Никто не сказал ни слова. «Это очень серьезный вопрос, однако, господин президент, я думаю, что это было бы ошибкой», — заявил Чейни.
На следующий день Саркози договорился с обеими сторонами о прекращении огня, но его облапошили. Русские настаивали на 15-километровой охранной зоне для своих войск, однако француз не понял, что этого достаточно для включения в нее грузинского города Гори. Русские воспользовались моментом и вошли в этот город. Они оказались на пороге Тбилиси и намеревались осуществить смену власти.

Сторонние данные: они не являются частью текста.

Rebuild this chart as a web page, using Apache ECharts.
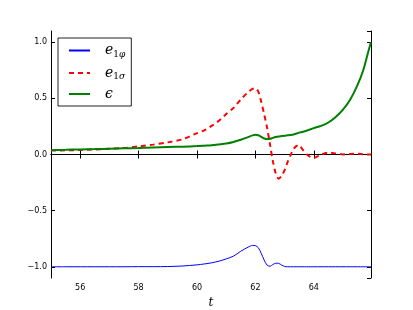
<!DOCTYPE html>
<html><head><meta charset="utf-8">
<script src="https://cdn.jsdelivr.net/npm/echarts@6/dist/echarts.min.js"></script>
<style>html,body{margin:0;padding:0;background:#fff}#c{width:413px;height:310px}</style>
</head><body><div id="c"></div>
<script>
const t = [55, 55.5, 56, 56.5, 57, 57.5, 58, 58.5, 59, 59.5, 60, 60.25, 60.5, 60.75, 61, 61.25, 61.5, 61.75, 61.9, 62.0, 62.1, 62.2, 62.3, 62.4, 62.5, 62.6, 62.7, 62.8, 62.9, 63.0, 63.1, 63.2, 63.3, 63.4, 63.5, 63.6, 63.75, 63.9, 64.0, 64.25, 64.5, 64.75, 65.0, 65.25, 65.5, 65.7, 65.85, 65.96];
const e1phi = [-1.0, -1.0, -1.0, -1.0, -1.0, -1.0, -0.999, -0.999, -0.998, -0.993, -0.983, -0.975, -0.965, -0.95, -0.93, -0.905, -0.862, -0.825, -0.81, -0.812, -0.83, -0.88, -0.94, -0.985, -0.995, -0.98, -0.968, -0.97, -0.985, -0.997, -1.0, -1.0, -1.0, -1.0, -1.0, -1.0, -1.0, -1.0, -1.0, -1.0, -1.0, -1.0, -1.0, -1.0, -1.0, -1.0, -1.0, -1.0];
const e1sigma = [0.035, 0.037, 0.04, 0.045, 0.051, 0.058, 0.072, 0.088, 0.108, 0.135, 0.19, 0.215, 0.255, 0.3, 0.36, 0.415, 0.49, 0.555, 0.585, 0.59, 0.56, 0.47, 0.36, 0.24, 0.09, -0.06, -0.17, -0.215, -0.19, -0.14, -0.07, -0.01, 0.045, 0.075, 0.084, 0.05, 0.005, -0.025, -0.03, 0.0, 0.017, 0.01, 0.001, 0.004, 0.007, 0.002, 0.0, 0.0];
const eps = [0.04, 0.042, 0.045, 0.048, 0.052, 0.055, 0.058, 0.062, 0.066, 0.07, 0.075, 0.079, 0.083, 0.09, 0.098, 0.112, 0.132, 0.155, 0.17, 0.176, 0.172, 0.158, 0.143, 0.138, 0.14, 0.148, 0.155, 0.16, 0.164, 0.168, 0.171, 0.174, 0.178, 0.186, 0.195, 0.2, 0.212, 0.226, 0.235, 0.255, 0.285, 0.335, 0.4, 0.49, 0.62, 0.755, 0.9, 1.0];
const xTicks = [56, 58, 60, 62, 64];
const yTicks = [-1.0, -0.5, 0.0, 0.5, 1.0];
const seriesNames = ['e1phi', 'e1sigma', 'eps'];

const pairs = arr => t.map((x, i) => [x, arr[i]]);
const near = (v, list) => list.some(k => Math.abs(k - v) < 1e-6);
const chart = echarts.init(document.getElementById('c'), null, {renderer: 'canvas'});
const lblFont = {fontFamily: 'DejaVu Sans', fontSize: 8, color: '#000'};
const baseX = {type: 'value', min: 55, max: 65.96, splitNumber: 5, splitLine: {show: false},
  axisLine: {lineStyle: {color: '#000', width: 1}}, axisTick: {inside: true, length: 4, lineStyle: {color: '#000'}}};
const baseY = {type: 'value', min: -1.1, max: 1.1, splitNumber: 5, splitLine: {show: false},
  axisLine: {lineStyle: {color: '#000', width: 1}}, axisTick: {inside: true, length: 4, lineStyle: {color: '#000'}}};
const rich = {
  e: {fontFamily: 'DejaVu Serif', fontStyle: 'italic', fontSize: 14, color: '#000', padding: [0, 0, 0, 10], lineHeight: 18},
  n: {fontFamily: 'DejaVu Serif', fontSize: 9, color: '#000', padding: [8, 0, 0, 0], lineHeight: 18},
  p: {fontFamily: 'DejaVu Serif', fontStyle: 'italic', fontSize: 9, color: '#000', padding: [8, 0, 0, 0], lineHeight: 18}
};
const labels = {e1phi: '{e|e}{n|1}{p|φ}', e1sigma: '{e|e}{n|1}{p|σ}', eps: '{e|ϵ}'};
chart.setOption({
  animation: false,
  backgroundColor: '#fff',
  grid: {left: 51, right: 42, top: 31, bottom: 32, containLabel: false, outerBoundsMode: 'none'},
  legend: {
    orient: 'vertical', left: 58, top: 38, padding: [4, 6, 5, 10], itemGap: 5.5,
    itemWidth: 21, itemHeight: 10, borderColor: '#222', borderWidth: 1, backgroundColor: '#fff',
    itemStyle: {opacity: 0},
    data: seriesNames,
    formatter: n => labels[n],
    textStyle: {rich: rich}
  },
  xAxis: [
    Object.assign({}, baseX, {position: 'bottom', name: 't', nameLocation: 'middle', nameGap: 18,
      nameTextStyle: {fontFamily: 'DejaVu Serif', fontStyle: 'italic', fontSize: 12, color: '#000'},
      axisLabel: Object.assign({margin: 6, showMinLabel: false, showMaxLabel: false,
        formatter: v => near(v, xTicks) ? String(Math.round(v)) : ''}, lblFont)}),
    Object.assign({}, baseX, {position: 'top', axisLabel: {show: false}})
  ],
  yAxis: [
    Object.assign({}, baseY, {position: 'left',
      axisLabel: Object.assign({margin: 4, showMinLabel: false, showMaxLabel: false,
        formatter: v => near(v, yTicks) ? v.toFixed(1).replace('-', '\u2212') : ''}, lblFont)}),
    Object.assign({}, baseY, {position: 'right', axisLabel: {show: false}})
  ],
  series: [
    {name: 'e1phi', type: 'line', data: pairs(e1phi), showSymbol: false, symbol: 'none', smooth: 0.3,
      lineStyle: {color: '#0000ff', width: 1}, itemStyle: {color: '#0000ff'}},
    {name: 'e1sigma', type: 'line', data: pairs(e1sigma), showSymbol: false, symbol: 'none', smooth: 0.3,
      lineStyle: {color: '#ff0000', width: 2, type: [5, 4]}, itemStyle: {color: '#ff0000'}},
    {name: 'eps', type: 'line', data: pairs(eps), showSymbol: false, symbol: 'none', smooth: 0.3,
      lineStyle: {color: '#008000', width: 2}, itemStyle: {color: '#008000'}}
  ]
});
</script></body></html>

Буш решил, что не может больше отсиживаться на задворках. Он отправил Райс, чтобы та выступила посредницей на переговорах, а также дал команду послать в Грузию гуманитарную помощь, причем военно-транспортными самолетами, чтобы подать четкий сигнал. Президент посчитал, что если на ВПП в тбилисском аэропорту будут стоять американские военные самолеты, русские вряд ли пойдут на такую глупость, как наступление на грузинскую столицу.

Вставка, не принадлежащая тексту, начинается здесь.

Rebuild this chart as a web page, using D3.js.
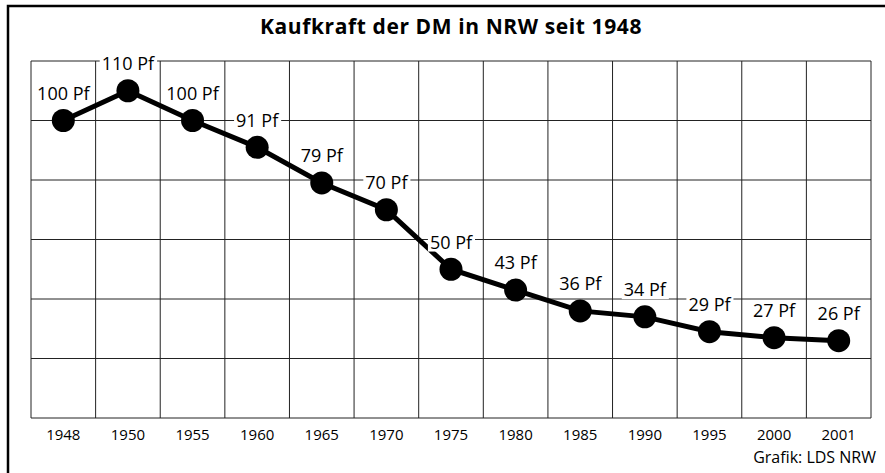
<!DOCTYPE html>
<html>
<head>
<meta charset="utf-8">
<script src="https://cdn.jsdelivr.net/npm/d3@7"></script>
<style>
body { margin: 0; background: #fff; }
svg { display: block; font-family: "Open Sans", "Noto Sans", sans-serif; }
</style>
</head>
<body>
<svg id="chart"></svg>
<script>
// Kaufkraft der DM (in Pfennig) je Stichjahr
var years = ["1948", "1950", "1955", "1960", "1965", "1970", "1975", "1980", "1985", "1990", "1995", "2000", "2001"];
var values = [100, 110, 100, 91, 79, 70, 50, 43, 36, 34, 29, 27, 26];
var yTicks = [0, 20, 40, 60, 80, 100, 120];

var width = 885, height = 473;
var margin = {top: 61, right: 14, bottom: 55, left: 31};

var svg = d3.select("#chart")
    .attr("width", width)
    .attr("height", height);

// frame (only top and left edges inside the picture)
svg.append("rect")
    .attr("x", 8)
    .attr("y", 6)
    .attr("width", width + 20)
    .attr("height", height + 20)
    .attr("fill", "none")
    .attr("stroke", "#000")
    .attr("stroke-width", 2.5);

svg.append("text")
    .attr("x", 451)
    .attr("y", 34)
    .attr("text-anchor", "middle")
    .style("font-size", "21px")
    .style("letter-spacing", "0.6px")
    .style("font-weight", "bold")
    .text("Kaufkraft der DM in NRW seit 1948");

var xScale = d3.scaleBand()
    .domain(years)
    .range([margin.left, width - margin.right])
    .padding(0);

var yScale = d3.scaleLinear()
    .domain([0, 120])
    .range([height - margin.bottom, margin.top]);

var data = years.map(function(y, i) { return {year: y, value: values[i]}; });

// grid
var grid = svg.append("g").attr("stroke", "#222").attr("stroke-width", 1);

grid.selectAll("line.h")
    .data(yTicks)
    .enter()
    .append("line")
    .attr("x1", xScale.range()[0])
    .attr("x2", xScale.range()[1])
    .attr("y1", function(d) { return yScale(d); })
    .attr("y2", function(d) { return yScale(d); });

var bounds = years.map(function(y) { return xScale(y); }).concat([xScale.range()[1]]);
grid.selectAll("line.v")
    .data(bounds)
    .enter()
    .append("line")
    .attr("x1", function(d) { return d; })
    .attr("x2", function(d) { return d; })
    .attr("y1", yScale(120))
    .attr("y2", yScale(0));

// year labels
svg.append("g")
    .selectAll("text")
    .data(years)
    .enter()
    .append("text")
    .attr("x", function(d) { return xScale(d) + xScale.bandwidth() / 2; })
    .attr("y", 440)
    .attr("text-anchor", "middle")
    .style("font-size", "15px")
    .text(function(d) { return d; });

svg.append("text")
    .attr("x", 876)
    .attr("y", 463)
    .attr("text-anchor", "end")
    .style("font-size", "16px")
    .text("Grafik: LDS NRW");

var cx = function(d) { return xScale(d.year) + xScale.bandwidth() / 2; };
var cy = function(d) { return yScale(d.value); };

var line = d3.line().x(cx).y(cy);

svg.append("path")
    .datum(data)
    .attr("d", line)
    .attr("fill", "none")
    .attr("stroke", "#000")
    .attr("stroke-width", 5);

// value labels with white boxes over the grid
var lab = svg.append("g")
    .selectAll("g")
    .data(data)
    .enter()
    .append("g")
    .attr("transform", function(d) { return "translate(" + cx(d) + "," + (cy(d) - 27) + ")"; });

lab.append("rect").attr("fill", "#fff");

lab.append("text")
    .attr("text-anchor", "middle")
    .attr("dy", "0.35em")
    .style("font-size", "18px")
    .text(function(d) { return d.value + " Pf"; });

lab.each(function() {
    var g = d3.select(this);
    var b = g.select("text").node().getBBox();
    g.select("rect")
        .attr("x", b.x - 2)
        .attr("y", b.y + 2)
        .attr("width", b.width + 4)
        .attr("height", b.height - 4);
});

svg.append("g")
    .selectAll("circle")
    .data(data)
    .enter()
    .append("circle")
    .attr("cx", cx)
    .attr("cy", cy)
    .attr("r", 11.5)
    .attr("fill", "#000");
</script>
</body>
</html>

Райс полетела в Париж, Москву и Тбилиси вырабатывать новое соглашение. Россия дала согласие на вывод своих войск из Грузии, но не из ее самопровозглашенных республик. Война закончилась, однако отношения между Бушем и Путиным, начавшиеся за семь лет до этого с заглядываний в душу, были безнадежно испорчены. Россия временно прекратила сотрудничество с НАТО, а затем признала независимость Южной Осетии и Абхазии. Буш положил на полку соглашение о сотрудничестве в сфере мирного использования атомной энергии, о котором он годами вел переговоры с Путиным. Время сотрудничества подошло к концу.
***
В последний день своего президентства 19 января 2009 года Буш надел костюм и отправился в Овальный кабинет. Ему надо было сделать прощальные телефонные звонки лидерам 13 государств. Он начал с Саакашвили, позвонив тому в семь утра. В семь десять Буш позвонил Путину. Весь разговор в президентской памятной записке состоял из 15 слов:
«Мне было приятно работать с вами. Мы многого добились совместными усилиями. Желаю вам дальнейших успехов».

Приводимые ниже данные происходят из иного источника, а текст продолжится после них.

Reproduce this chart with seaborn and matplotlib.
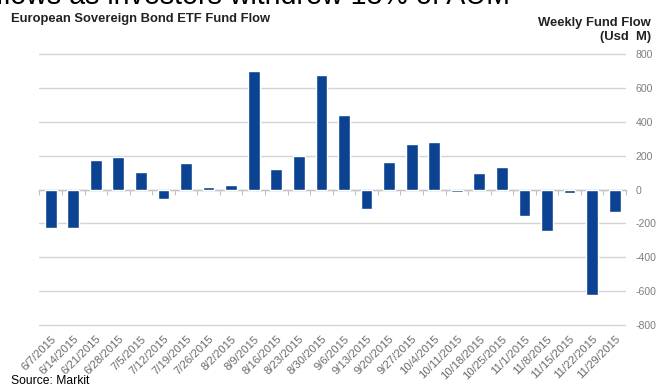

Самый сложный вопрос заключался в том, звонить ли и Путину, и Медведеву. По протоколу Буш должен был звонить только своему официальному коллеге Медведеву. Но Буш решил позвонить обоим: проведя столько времени вместе, он хотел попрощаться со своим «другом Владимиром». Несмотря на разрыв из-за грузинской войны, Буш вспомнил их многочисленные встречи в Кроуфорде, на подмосковной даче и в Санкт-Петербурге. За несколько минут он вспомнил про сотрудничество по Ирану, Северной Корее, Ближнему Востоку, борьбу с терроризмом, контроль вооружений и экономику.
Буш сказал Путину, что у них «много теплых воспоминаний».
Воспоминания иного рода не были упомянуты.